A Menu of Recommender Transparency Options
Recommender systems are ubiquitous, yet there are major unanswered questions about their operation and impact. The users of recommender-based platforms often don’t know why they’re seeing certain items, the public and policy-makers don’t understand how feeds are produced, and the extent to which the “algorithms” can be blamed for societal problems (from teen depression to radicalization to genocide) remains unclear. Platforms have adopted a host of transparency measures, from high-level statistics to APIs, tools, and privacy-protected data sets, but these remain insufficient to understand content selection algorithms and their actual influence on society.
Platforms have pushed back on calls for additional transparency measures citing user privacy concerns, especially in the aftermath of the Cambridge Analytica scandal. There are other legitimate reasons to keep things secret, as certain disclosures might expose trade secrets or compromise system security. Yet much of the resistance to transparency seems to be about avoiding embarrassment. Executives at Meta have voiced concerns that they were “giving away too much [information],” allowing users to dig up data that didn’t reflect well on the company.

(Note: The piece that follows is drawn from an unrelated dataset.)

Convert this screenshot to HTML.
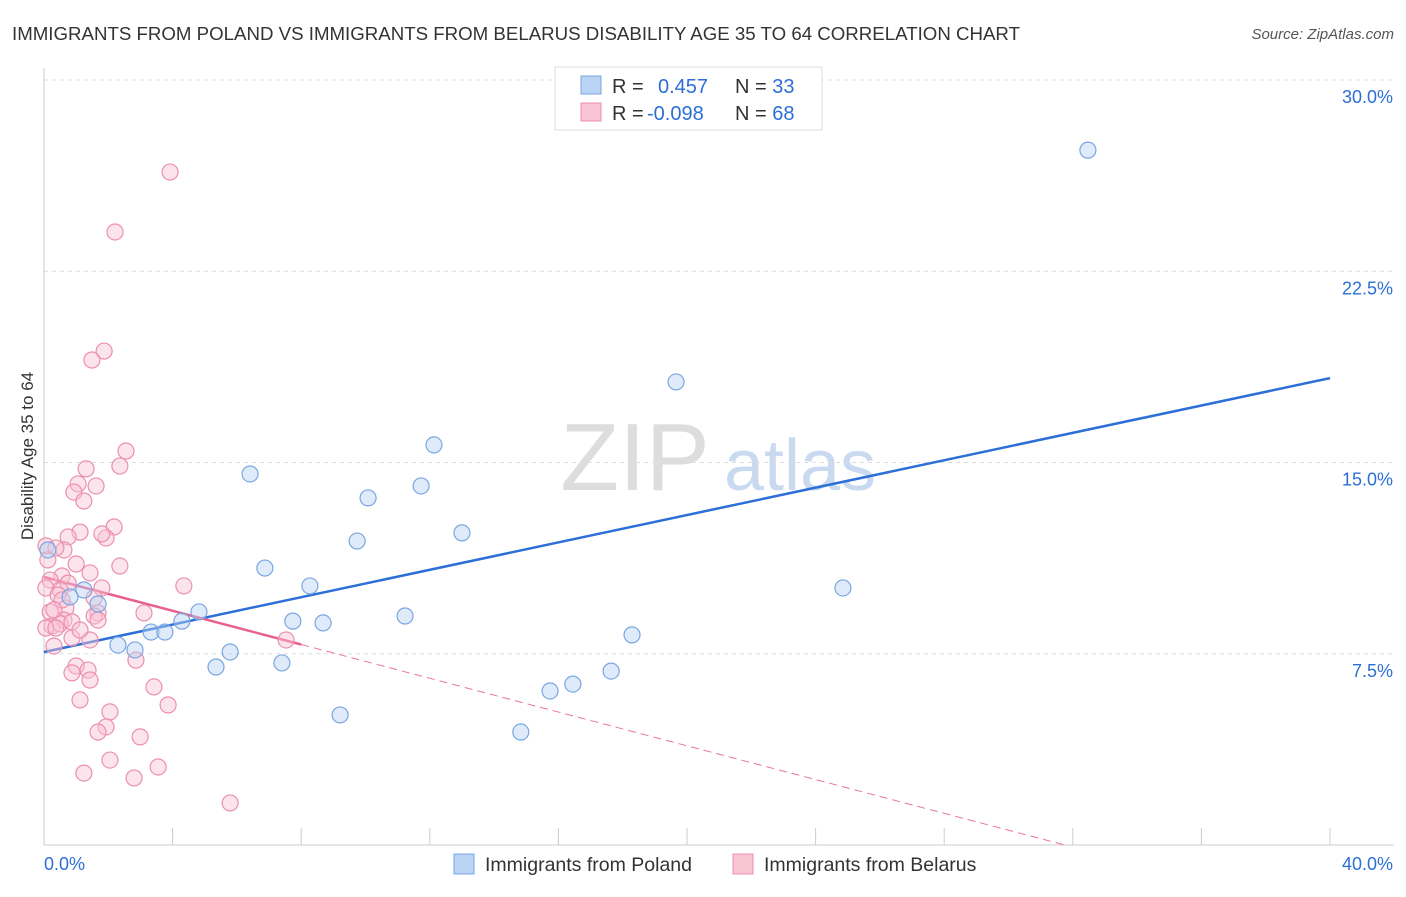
<!DOCTYPE html>
<html><head><meta charset="utf-8"><style>
body{margin:0;background:#fff;font-family:"Liberation Sans",sans-serif;}
svg text{font-family:"Liberation Sans",sans-serif;}
</style></head><body>
<svg width="1406" height="892" id="chart">
<text x="12" y="40" font-size="18" fill="#333" textLength="1008" lengthAdjust="spacingAndGlyphs">IMMIGRANTS FROM POLAND VS IMMIGRANTS FROM BELARUS DISABILITY AGE 35 TO 64 CORRELATION CHART</text>
<text x="1394" y="39" font-size="15" fill="#555" font-style="italic" text-anchor="end">Source: ZipAtlas.com</text>
<text x="33" y="456" font-size="17" fill="#333" text-anchor="middle" transform="rotate(-90 33 456)">Disability Age 35 to 64</text>
<g>
<text x="635" y="490" font-size="96" fill="#ddd" font-family="Liberation Serif" text-anchor="middle">ZIP</text>
<text x="800" y="490" font-size="72" fill="#c9daf0" text-anchor="middle">atlas</text>
</g>
<g id="grid"></g><g id="lines"></g><g id="pts"></g>
<g>
<rect x="555" y="67" width="267" height="63" fill="#fff" stroke="#ddd"/>
<rect x="581" y="76" width="20" height="18" fill="#b9d3f5" stroke="#7aa6e0"/>
<rect x="581" y="103" width="20" height="18" fill="#f9c4d4" stroke="#ec8fae"/>
<text x="612" y="93" font-size="20" fill="#333">R = <tspan fill="#2c6fd6" x="658">0.457</tspan><tspan x="735" fill="#333">N = </tspan><tspan fill="#2c6fd6">33</tspan></text>
<text x="612" y="120" font-size="20" fill="#333">R = <tspan fill="#2c6fd6" x="647">-0.098</tspan><tspan x="735" fill="#333">N = </tspan><tspan fill="#2c6fd6">68</tspan></text>
</g>
<g>
<rect x="454" y="854" width="20" height="20" fill="#b9d3f5" stroke="#7aa6e0"/>
<text x="485" y="871" font-size="19.5" fill="#333">Immigrants from Poland</text>
<rect x="733" y="854" width="20" height="20" fill="#f9c4d4" stroke="#ec8fae"/>
<text x="764" y="871" font-size="19.5" fill="#333">Immigrants from Belarus</text>
</g>
</svg>
<script>
const polandX=[32.47,19.66,12.13,6.41,11.73,10.08,13.0,9.74,0.12,6.87,8.27,24.85,1.24,1.68,4.82,4.29,7.74,8.68,11.23,3.33,3.76,18.29,2.30,2.83,5.79,5.35,7.40,17.64,16.45,15.74,9.21,14.83,0.81];
const polandY=[27.25,18.16,15.69,14.55,14.08,13.61,12.24,11.92,11.57,10.86,10.16,10.08,10.0,9.45,9.14,8.78,8.78,8.71,8.98,8.35,8.35,8.24,7.84,7.65,7.57,6.98,7.14,6.82,6.31,6.04,5.10,4.43,9.73];
const belarusX=[3.92,2.21,1.87,1.49,2.55,1.31,2.36,1.06,1.62,0.93,1.24,2.18,1.12,0.75,1.93,1.80,0.06,0.62,0.37,2.36,1.00,1.43,0.56,0.19,0.75,4.35,0.06,1.80,0.50,0.44,1.56,0.68,3.11,1.68,1.56,0.19,0.62,0.25,0.50,0.87,0.06,0.37,1.68,1.43,0.87,7.53,0.31,2.86,1.00,1.37,0.87,1.43,3.42,1.12,3.86,2.05,1.93,1.68,2.99,2.05,3.55,1.24,2.80,5.79,0.12,0.56,1.12,0.31];
const belarusY=[26.39,24.04,19.37,19.02,15.45,14.75,14.86,14.16,14.08,13.84,13.49,12.47,12.27,12.08,12.04,12.2,11.73,11.57,11.65,10.94,11.02,10.67,10.55,10.39,10.27,10.16,10.08,10.08,10.0,9.80,9.69,9.29,9.10,9.10,8.98,9.14,8.82,8.59,8.67,8.75,8.51,8.51,8.82,8.04,8.12,8.04,7.80,7.25,7.02,6.86,6.75,6.47,6.20,5.69,5.49,5.22,4.63,4.43,4.24,3.33,3.06,2.82,2.63,1.65,11.18,9.61,8.43,9.22];
const yTicks=[7.5,15.0,22.5,30.0];
const yTickLabels=["7.5%","15.0%","22.5%","30.0%"];
const xTicks=[0,4,8,12,16,20,24,28,32,36,40];
const polandTrend=[7.57,18.31];
const belarusTrend=[10.51,-0.331];
const ns="http://www.w3.org/2000/svg";
const X=v=>44+v*32.15, Y=v=>845-v*25.5;
function mk(t,a,p){const e=document.createElementNS(ns,t);for(const k in a)e.setAttribute(k,a[k]);p.appendChild(e);return e;}
const g=document.getElementById('grid'),L=document.getElementById('lines'),P=document.getElementById('pts');
yTicks.forEach((v,i)=>{
 const l=mk('line',{x1:44,x2:1394,y1:Y(v),y2:Y(v),stroke:'#ddd','stroke-dasharray':'4,4'},g);
 
 
 const t=mk('text',{x:1393,y:Y(v)+23,'font-size':18,fill:'#2c6fd6','text-anchor':'end'},g);t.textContent=yTickLabels[i];
 
 
});
const ax=mk('line',{x1:44,x2:1394,y1:845,y2:845,stroke:'#ccc'},g);


const ay=mk('line',{x1:44,x2:44,y1:68,y2:845,stroke:'#ccc'},g);


xTicks.forEach(v=>{const l=mk('line',{x1:X(v),x2:X(v),y1:828,y2:845,stroke:'#ccc'},g);
 
 });
[["0.0%",44,'start'],["40.0%",1393,'end']].forEach(a=>{const t=mk('text',{x:a[1],y:870,'font-size':18,fill:'#2c6fd6','text-anchor':a[2]},g);t.textContent=a[0];
 
 });
const bl=mk('line',{x1:X(0),y1:Y(polandTrend[0]),x2:X(40),y2:Y(polandTrend[1]),stroke:'#2c6fd6','stroke-width':2.5},L);


const xe=-belarusTrend[0]/belarusTrend[1], xs=8;
const pd=mk('line',{x1:X(xs),y1:Y(belarusTrend[0]+belarusTrend[1]*xs),x2:X(xe),y2:Y(0),stroke:'#e8759a','stroke-width':1,'stroke-dasharray':'8,5'},L);


const pl=mk('line',{x1:X(0),y1:Y(belarusTrend[0]),x2:X(xs),y2:Y(belarusTrend[0]+belarusTrend[1]*xs),stroke:'#e8608e','stroke-width':2.5},L);


belarusX.forEach((v,i)=>{const c=mk('circle',{cx:X(v),cy:Y(belarusY[i]),r:8,fill:'rgba(249,196,212,0.45)',stroke:'#ec8fae','stroke-width':1.2},P);
 
 });
polandX.forEach((v,i)=>{const c=mk('circle',{cx:X(v),cy:Y(polandY[i]),r:8,fill:'rgba(185,211,245,0.45)',stroke:'#7aa6e0','stroke-width':1.2},P);
 
 });
</script>
</body></html>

This has led to a lively policy discussion around platform transparency, and a variety of proposed legislation that takes different approaches to compelling disclosure for recommender systems. But disclosure of what? To ground this discussion in specifics, we offer a menu of things that recommender “transparency” could mean. This includes UI affordances for individual users, documentation detailing system behavior, anonymized data sets, and research collaborations. We broadly categorize these options into documentation, data, code, and research. Each type of disclosure has its advantages and drawbacks, and each might serve particular purposes for particular groups.
Documentation is the simplest form of transparency, where the platform relies on natural language to explain what’s going on to its users and other interested parties. We break this down into user-specific documentation and system-level documentation.
Algorithmic feeds are highly dependent on individual user activity and documentation generated for each user can explain why they’re seeing what they’re seeing. Real-world examples include Facebook’s “Why am I seeing this post?” and Amazon’s “Frequently bought together” panel recommending other items to buy. Explainability and transparency are not interchangeable, but transparency is one of the aims of explainability, and transparency measures “should give an honest account of how the recommendations are selected and how the system works.”
This “honest account” should extend to informing the users about the interests (e.g. skiing, black-and-white movies, or bird-watching) and attributes (e.g. race, age, or sexual orientation) that the platform may have inferred about them, including how the system made these inferences. What specific actions taken by the user led to a given inference? If user behavior was combined with off-platform activity, how was the data obtained? This level of disclosure would also help address both the “Why” questions users are likely to ask when they don’t understand the reasons a specific post is shown (e.g. the case of a user who saw an ad on his feed asking, “COMING OUT? NEED HELP?”), and the “Why Not” questions when they expect certain results that the recommender system does not produce. Creating additional UI affordances to let users rectify incorrect or unwanted inferences can also ensure users have more control over their online experience.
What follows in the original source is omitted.